The Funen project in Amsterdam by de Architekten Cie. provides a real-world example of how controlling parking leads to fewer cars on the streets and a nicer living environment (image left). Close to the railway line and the city centre, 16 residential buildings sit in a sheltered location, amid parklike landscaping. Cars are cleverly concealed in garages beneath the buildings that run along the edges of the site, and there are public transport stops at the development’s entrance. The new neighbourhood of Merwede in Utrecht, expected to welcome its first residents in 2025, will similarly be car-free, according to the parties involved. Walking, cycling, public transport and shared mobility (including some cars) will be the preferred means of getting around. A limited number of parking spaces will be available in garages at the edge of the neighbourhood.

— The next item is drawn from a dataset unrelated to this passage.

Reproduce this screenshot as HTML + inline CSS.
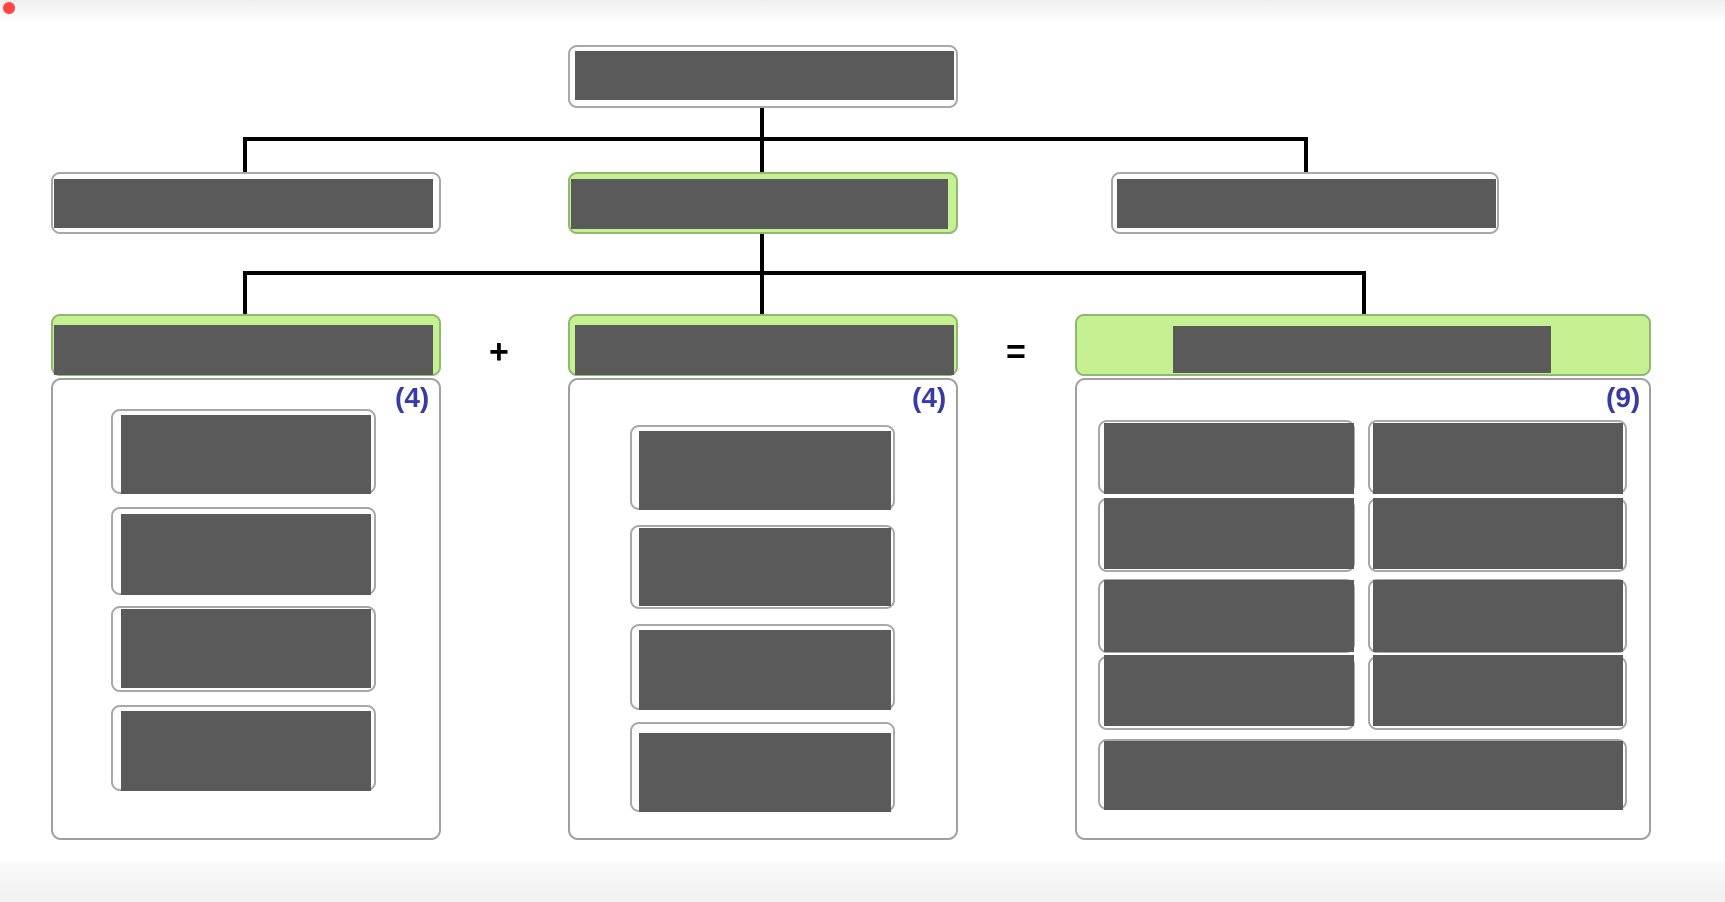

These decisions are enabling the municipality to realise a higher density of housing while also creating green, sustainable public spaces.

Conclusion

As a concept for use in designing the Netherlands’ increasingly limited space, parking standards are outdated. In view of the need to construct up to 1 million additional homes by 2050 while at the same time building a sustainable, pleasant living environment, new standards – or rather values – are urgently required. And they start with the question: what kind of city do we want? First and foremost, cities and villages should be places where people can live well, not traffic zones where cars get in the way. There are many ways of ensuring good access to and within these attractive environments. Private cars – which spend most of their time parked – have long ceased to be the most logical choice.